Sunday, June 6, 2021

Paddle on all you Dames (at Sea)!

Don’t over estimate the importance of taking a day to rest and recoup when doing a long distance canoe trip (I call it Endurance Canoeing!).  My break began on early Thursday afternoon when I arrived at the Ft. Peck dam and ended yesterday morning when Rod Gorder dropped me off to resume my trip.  In between, I made a run to Glasgow, MT, with Rod and his wife, Diane, to restock my food pantry, had a couple of really good meals, did laundry and repacked my bags, and took in the opening performance of Dames at Sea at the Ft. Peck Theater.  The show was hands down one of the best ensemble performances I’ve ever seen and I can’t recommend it highly enough.  If you get a chance, go see the show!

The ideal early Saturday morning departure was delayed a bit by Diane’s biscuits and gravy and my procrastination while sipping coffee and shooting the bull.  I had a great time with the Gorders and cannot thank them enough for all their assistance.  Once again, this trip has been my ticket to meeting some amazing, kind, and generous people.

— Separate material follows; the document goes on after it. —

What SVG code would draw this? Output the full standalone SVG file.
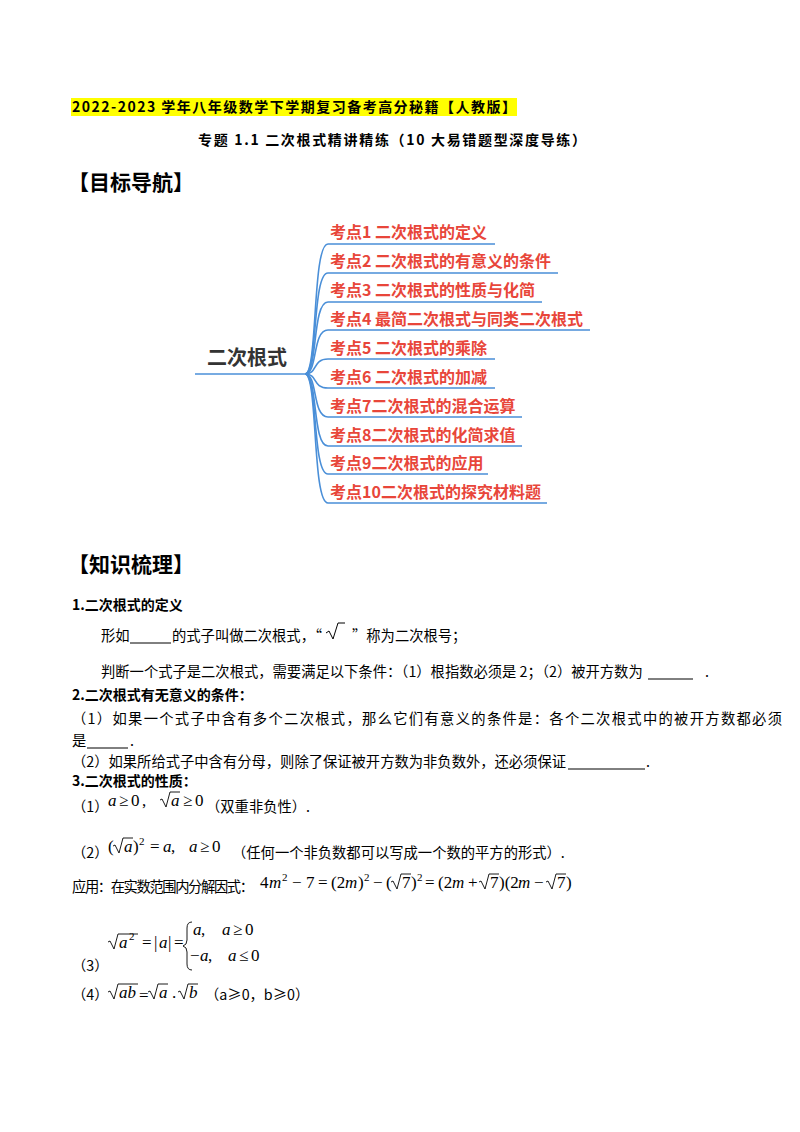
<svg xmlns="http://www.w3.org/2000/svg" width="800" height="1132" viewBox="0 0 800 1132">
<style>
.t{font-family:"Noto Sans CJK SC","Liberation Serif",serif;font-size:14.3px;fill:#000}
.b{font-family:"Noto Sans CJK SC","Liberation Serif",sans-serif;font-size:14px;font-weight:bold;fill:#000}
.h{font-family:"Noto Sans CJK SC",sans-serif;font-size:21px;font-weight:bold;fill:#000}
.k{font-family:"Noto Sans CJK SC",sans-serif;font-size:16px;font-weight:bold;fill:#e8463a}
.m{font-family:"Liberation Serif",serif;font-size:17px;fill:#000}
.s{font-family:"Liberation Serif",serif;font-size:11px;fill:#000}
.i{font-style:italic}
.br{fill:none;stroke:#4a8fd8;stroke-width:1.6}
.u{stroke:#000;stroke-width:1}
.r{fill:none;stroke:#000;stroke-width:0.9}
</style>
<defs><path id="rad" d="M0 -6 l2 -1 l4 8 l4 -15"/></defs>
<rect width="800" height="1132" fill="#fff"/>
<rect x="71" y="98" width="446" height="18" fill="#ffff00"/>
<text x="72" y="112" class="b" font-size="15" textLength="444">2022-2023 学年八年级数学下学期复习备考高分秘籍【人教版】</text>
<text x="198" y="145" class="b" font-size="15.5" textLength="388">专题 1.1 二次根式精讲精练（10 大易错题型深度导练）</text>
<text x="68" y="190" class="h">【目标导航】</text>
<g id="root"><text x="207" y="365" font-family="Noto Sans CJK SC,sans-serif" font-size="20" font-weight="bold" fill="#333">二次根式</text>
<line x1="195" y1="374" x2="305" y2="374" class="br"/></g>
<g id="connectors">
<path class="br" d="M305 374 C318 374,312 244,328 244 H495"/>
<path class="br" d="M305 374 C318 374,312 273,328 273 H558"/>
<path class="br" d="M305 374 C318 374,312 302,328 302 H542"/>
<path class="br" d="M305 374 C318 374,312 330,328 330 H590"/>
<path class="br" d="M305 374 C318 374,312 359,328 359 H495"/>
<path class="br" d="M305 374 C318 374,312 388,328 388 H495"/>
<path class="br" d="M305 374 C318 374,312 417,328 417 H522"/>
<path class="br" d="M305 374 C318 374,312 446,328 446 H522"/>
<path class="br" d="M305 374 C318 374,312 474,328 474 H488"/>
<path class="br" d="M305 374 C318 374,312 503,328 503 H547"/>
</g>
<g id="k1"><text x="330" y="238" class="k">考点1 二次根式的定义</text></g>
<g id="k2"><text x="330" y="267" class="k">考点2 二次根式的有意义的条件</text></g>
<g id="k3"><text x="330" y="296" class="k">考点3 二次根式的性质与化简</text></g>
<g id="k4"><text x="330" y="325" class="k">考点4 最简二次根式与同类二次根式</text></g>
<g id="k5"><text x="330" y="354" class="k">考点5 二次根式的乘除</text></g>
<g id="k6"><text x="330" y="383" class="k">考点6 二次根式的加减</text></g>
<g id="k7"><text x="330" y="412" class="k">考点7二次根式的混合运算</text></g>
<g id="k8"><text x="330" y="441" class="k">考点8二次根式的化简求值</text></g>
<g id="k9"><text x="330" y="469" class="k">考点9二次根式的应用</text></g>
<g id="k10"><text x="330" y="498" class="k">考点10二次根式的探究材料题</text></g>
<text x="68" y="572" class="h">【知识梳理】</text>
<text x="72" y="610" class="b">1.二次根式的定义</text>
<text x="101" y="641" class="t">形如</text><line x1="130" y1="643" x2="171" y2="643" class="u"/>
<text x="172" y="641" class="t">的式子叫做二次根式，“</text>
<path d="M326 633 l3 -2 l4 8 l5 -16 h7" fill="none" stroke="#000" stroke-width="1"/>
<text x="352" y="641" class="t">”称为二次根号；</text>
<text x="101" y="677" class="t">判断一个式子是二次根式，需要满足以下条件：（1）根指数必须是 2；（2）被开方数为</text>
<line x1="648" y1="679" x2="693" y2="679" class="u"/><text x="705" y="677" class="t">.</text>
<text x="72" y="700" class="b">2.二次根式有无意义的条件：</text>
<text x="72" y="724" class="t" textLength="710">（1）如果一个式子中含有多个二次根式，那么它们有意义的条件是：各个二次根式中的被开方数都必须</text>
<text x="72" y="746" class="t">是</text><line x1="87" y1="748" x2="128" y2="748" class="u"/><text x="130" y="746" class="t">.</text>
<text x="72" y="767" class="t">（2）如果所给式子中含有分母，则除了保证被开方数为非负数外，还必须保证</text>
<line x1="568" y1="769" x2="645" y2="769" class="u"/><text x="646" y="767" class="t">.</text>
<text x="72" y="786" class="b">3.二次根式的性质：</text>
<text x="72" y="812" class="t">（1）</text>
<text class="m" y="806"><tspan x="108" class="i">a</tspan><tspan x="119">≥</tspan><tspan x="131">0</tspan><tspan x="142">,</tspan></text>
<use href="#rad" x="160" y="806" class="r"/><line x1="170" y1="792" x2="180" y2="792" class="r"/>
<text class="m" y="806"><tspan x="171" class="i">a</tspan><tspan x="183">≥</tspan><tspan x="195">0</tspan></text>
<text x="206" y="812" class="t">（双重非负性）.</text>
<text x="72" y="858" class="t">（2）</text>
<text class="m" y="852"><tspan x="108">(</tspan><tspan x="124" class="i">a</tspan><tspan x="133">)</tspan><tspan x="150">=</tspan><tspan x="163" class="i">a</tspan><tspan x="171">,</tspan><tspan x="189" class="i">a</tspan><tspan x="200">≥</tspan><tspan x="212">0</tspan></text>
<text class="s" x="139" y="845">2</text>
<use href="#rad" x="113" y="852" class="r"/><line x1="123" y1="838" x2="133" y2="838" class="r"/>
<text x="232" y="858" class="t">（任何一个非负数都可以写成一个数的平方的形式）.</text>
<text x="72" y="892" class="t" textLength="182">应用：在实数范围内分解因式：</text>
<text class="m" y="888"><tspan x="260">4</tspan><tspan x="269" class="i">m</tspan><tspan x="292">−</tspan><tspan x="306">7</tspan><tspan x="318">=</tspan><tspan x="331">(2</tspan><tspan x="345" class="i">m</tspan><tspan x="358">)</tspan><tspan x="373">−</tspan><tspan x="386">(</tspan><tspan x="402">7</tspan><tspan x="411">)</tspan><tspan x="425">=</tspan><tspan x="438">(2</tspan><tspan x="452" class="i">m</tspan><tspan x="468">+</tspan><tspan x="490">7</tspan><tspan x="499">)(2</tspan><tspan x="518" class="i">m</tspan><tspan x="534">−</tspan><tspan x="557">7</tspan><tspan x="566">)</tspan></text>
<text class="s" y="881"><tspan x="282">2</tspan><tspan x="364">2</tspan><tspan x="417">2</tspan></text>
<use href="#rad" x="391" y="888" class="r"/><line x1="401" y1="874" x2="411" y2="874" class="r"/>
<use href="#rad" x="479" y="888" class="r"/><line x1="489" y1="874" x2="499" y2="874" class="r"/>
<use href="#rad" x="546" y="888" class="r"/><line x1="556" y1="874" x2="566" y2="874" class="r"/>
<text x="72" y="971" class="t">（3）</text>
<use href="#rad" x="108" y="948" class="r"/><line x1="118" y1="934" x2="138" y2="934" class="r"/>
<text class="m" y="948"><tspan x="119" class="i">a</tspan><tspan x="142">=</tspan><tspan x="154">|</tspan><tspan x="159" class="i">a</tspan><tspan x="168">|</tspan><tspan x="174">=</tspan></text>
<text class="s" x="129" y="940">2</text>
<path d="M192 922 q-5 0 -5 6 v12 q0 5 -4 6 q4 1 4 6 v12 q0 6 5 6" class="r"/>
<text class="m" y="935"><tspan x="193" class="i">a</tspan><tspan x="201">,</tspan><tspan x="222" class="i">a</tspan><tspan x="233">≥</tspan><tspan x="245">0</tspan></text>
<text class="m" y="961"><tspan x="190">−</tspan><tspan x="200" class="i">a</tspan><tspan x="208">,</tspan><tspan x="228" class="i">a</tspan><tspan x="239">≤</tspan><tspan x="251">0</tspan></text>
<text x="72" y="1000" class="t">（4）</text>
<use href="#rad" x="108" y="998" class="r"/><line x1="118" y1="984" x2="138" y2="984" class="r"/>
<text class="m i" x="119" y="998">ab</text>
<text x="139" y="1001" class="m" font-size="13">=</text>
<use href="#rad" x="148" y="998" class="r"/><line x1="158" y1="984" x2="168" y2="984" class="r"/>
<text class="m" y="998"><tspan x="159" class="i">a</tspan><tspan x="172">.</tspan></text>
<use href="#rad" x="178" y="998" class="r"/><line x1="188" y1="984" x2="198" y2="984" class="r"/>
<text class="m i" x="189" y="998">b</text>
<text x="205" y="1000" class="t" font-size="12">（a≥0，b≥0）</text>
</svg>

Yesterday’s (June 5th) float wasn’t much to talk about.  Below the Ft. Peck dam the current is strong and the water clear and cold.  Rod told me to be on the lookout for the barges that were used to build the dam and later abandoned downstream.  I passed two of them and it was an interesting look at the history of the region.

By late afternoon the wind had picked up and I started to think wouldn’t it be nice to be using my sail?  I had removed and stowed it during the portage and in anticipation of the free flowing stretch of the river I’m now navigating.  My initial thought was that the river current would push me along and the sail’s function was to assist with crossing the reservoirs.  Then again, why not use the sail, gain some needed practice, and see how well it works for river travel?

During my lunch stop I pulled the sail and outriggers from their under deck storage and reinstalled them.  The wind was fairly light when I returned to the river and the sail’s use limited.  Glancing behind me to check on the outrigger status I noticed the sky was getting inky in color, a sure sign that a thunderstorm was brewing.  A quick check of the weather radio indicated that it was time to get off the river and make camp.  Of course, that’s always easier said than done, especially in a stretch of the river where the only cuts in the high banks are occupied by irrigation pumps.  I eventually located a spot and by the time I unloaded my boat and started to set up the tent it was raining.  I finished quickly, threw in and joined my gear to wait things out.  After about an hour the rain stopped allowing me to make dinner followed by going early to bed.

The Highway 13 bridge
The National Weather Service had issued a Wind Advisory for Lake Ft. Peck for today starting at 6:00 a.m.  When I exited the tent around 6:45 a.m. the winds were already blowing at 20 mph.  I broke camp, packed the canoe, and departed into a strong NNW wind.  I had camped on a bend in the river that faced northward and I was padding into whitecaps coming back at me against the current.  Within a few minutes the river returned to its eastward flow and with the wind now to my back I popped up the sail.

And then it happened…everything clicked, the entire trip fell into place.  All those months researching and planning and preparing came together and off I went; a happy paddler on a magic carpet (actually canoe) ride.  For the entire day the wind was at my back and blowing steady and strong.  The sail rig performed beautifully and I made steady progress.  I quickly learned to read the GPS display to anticipate when the river would change course and bring the boat directly about into the wind.  I then dropped the sail to the deck, clipped it in place, and assumed paddling.

The sail is clipped to the deck when not in use.
I easily made it to Wolf Point, MT, and continued on to the Highway 13 bridge where an excited young boy waived from shore yelling “hello Mr. Sailboat.”  My plan for the day had been to start looking for a campsite at 6:00 p.m. knowing that the search usually takes a good 30 minutes.  I was on such a great run that I decided to extend the day another hour.  The Weather Service prediction was that by 6:00 p.m. the wind advisory end as the mild conditions returned.  They were only off by 15 minutes!  At 6:30 p.m. I finally located a decent campsite on an island.